SET PROBLEM:
State how many lines hold the string "that". Give the number and nothing else.
========================================
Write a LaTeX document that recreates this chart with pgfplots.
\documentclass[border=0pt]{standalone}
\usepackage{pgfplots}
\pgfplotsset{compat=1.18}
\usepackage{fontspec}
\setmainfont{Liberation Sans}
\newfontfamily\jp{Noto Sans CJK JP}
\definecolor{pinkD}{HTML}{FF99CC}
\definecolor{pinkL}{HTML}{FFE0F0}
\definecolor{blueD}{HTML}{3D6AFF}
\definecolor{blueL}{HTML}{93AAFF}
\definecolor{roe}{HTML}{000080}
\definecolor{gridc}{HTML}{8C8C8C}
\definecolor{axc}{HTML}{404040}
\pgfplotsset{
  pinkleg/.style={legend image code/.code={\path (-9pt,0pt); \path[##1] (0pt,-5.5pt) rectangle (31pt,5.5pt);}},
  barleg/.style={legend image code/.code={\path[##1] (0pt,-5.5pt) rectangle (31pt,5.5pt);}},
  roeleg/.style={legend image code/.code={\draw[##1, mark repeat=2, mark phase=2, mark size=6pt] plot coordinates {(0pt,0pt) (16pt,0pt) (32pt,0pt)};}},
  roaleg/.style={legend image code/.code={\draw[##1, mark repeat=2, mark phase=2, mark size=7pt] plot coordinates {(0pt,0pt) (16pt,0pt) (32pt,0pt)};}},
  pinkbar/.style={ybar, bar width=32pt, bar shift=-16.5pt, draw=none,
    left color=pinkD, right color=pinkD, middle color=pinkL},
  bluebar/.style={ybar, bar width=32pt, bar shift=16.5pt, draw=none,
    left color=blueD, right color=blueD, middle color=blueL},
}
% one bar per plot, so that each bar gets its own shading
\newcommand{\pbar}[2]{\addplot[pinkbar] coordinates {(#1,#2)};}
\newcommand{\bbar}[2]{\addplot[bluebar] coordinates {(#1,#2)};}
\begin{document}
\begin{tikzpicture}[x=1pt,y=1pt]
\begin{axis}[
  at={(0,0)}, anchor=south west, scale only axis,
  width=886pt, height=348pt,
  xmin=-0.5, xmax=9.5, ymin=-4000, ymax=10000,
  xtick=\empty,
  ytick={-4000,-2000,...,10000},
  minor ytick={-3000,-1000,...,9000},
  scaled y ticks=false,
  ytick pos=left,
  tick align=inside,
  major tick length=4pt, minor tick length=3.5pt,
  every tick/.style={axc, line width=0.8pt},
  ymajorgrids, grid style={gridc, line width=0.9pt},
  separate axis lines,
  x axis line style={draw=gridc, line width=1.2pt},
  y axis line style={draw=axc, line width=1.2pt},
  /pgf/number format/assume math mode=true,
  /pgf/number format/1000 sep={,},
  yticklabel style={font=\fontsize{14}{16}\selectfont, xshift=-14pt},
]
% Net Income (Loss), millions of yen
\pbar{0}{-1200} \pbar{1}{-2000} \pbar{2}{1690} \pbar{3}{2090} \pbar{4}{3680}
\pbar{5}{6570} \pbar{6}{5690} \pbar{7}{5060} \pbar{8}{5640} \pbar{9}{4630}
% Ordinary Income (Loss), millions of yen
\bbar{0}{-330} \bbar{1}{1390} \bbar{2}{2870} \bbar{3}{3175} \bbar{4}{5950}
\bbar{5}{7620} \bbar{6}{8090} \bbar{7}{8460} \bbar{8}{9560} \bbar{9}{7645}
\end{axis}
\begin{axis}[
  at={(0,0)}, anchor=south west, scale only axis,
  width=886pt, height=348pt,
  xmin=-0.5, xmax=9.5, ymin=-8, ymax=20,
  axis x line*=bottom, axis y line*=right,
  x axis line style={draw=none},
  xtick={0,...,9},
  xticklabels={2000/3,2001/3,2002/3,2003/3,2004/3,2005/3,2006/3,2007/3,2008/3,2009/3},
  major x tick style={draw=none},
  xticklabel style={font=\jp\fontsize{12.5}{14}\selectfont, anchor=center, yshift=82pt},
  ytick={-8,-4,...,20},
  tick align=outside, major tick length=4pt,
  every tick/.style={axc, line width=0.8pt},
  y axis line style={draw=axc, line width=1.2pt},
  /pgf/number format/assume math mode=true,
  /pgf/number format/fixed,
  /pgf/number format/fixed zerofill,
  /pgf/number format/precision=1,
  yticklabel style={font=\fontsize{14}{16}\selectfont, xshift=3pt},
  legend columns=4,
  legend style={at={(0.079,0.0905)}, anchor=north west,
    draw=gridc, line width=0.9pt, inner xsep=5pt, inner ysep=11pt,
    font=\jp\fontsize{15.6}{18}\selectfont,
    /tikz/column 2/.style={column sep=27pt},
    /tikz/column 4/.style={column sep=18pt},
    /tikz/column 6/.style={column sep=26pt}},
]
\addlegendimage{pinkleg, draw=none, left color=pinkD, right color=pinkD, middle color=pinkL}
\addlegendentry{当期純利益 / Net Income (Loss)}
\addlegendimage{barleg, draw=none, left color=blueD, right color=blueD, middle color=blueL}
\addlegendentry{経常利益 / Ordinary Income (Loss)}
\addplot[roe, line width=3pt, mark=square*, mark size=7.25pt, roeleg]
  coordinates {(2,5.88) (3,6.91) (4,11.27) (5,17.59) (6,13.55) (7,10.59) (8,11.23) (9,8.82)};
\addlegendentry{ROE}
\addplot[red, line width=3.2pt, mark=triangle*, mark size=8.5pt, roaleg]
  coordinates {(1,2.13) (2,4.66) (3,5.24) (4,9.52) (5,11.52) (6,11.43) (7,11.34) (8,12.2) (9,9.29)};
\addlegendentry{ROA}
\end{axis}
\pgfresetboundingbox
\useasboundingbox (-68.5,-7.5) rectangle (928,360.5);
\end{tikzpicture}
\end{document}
========================================
RESULT OF THE EXERCISE:
2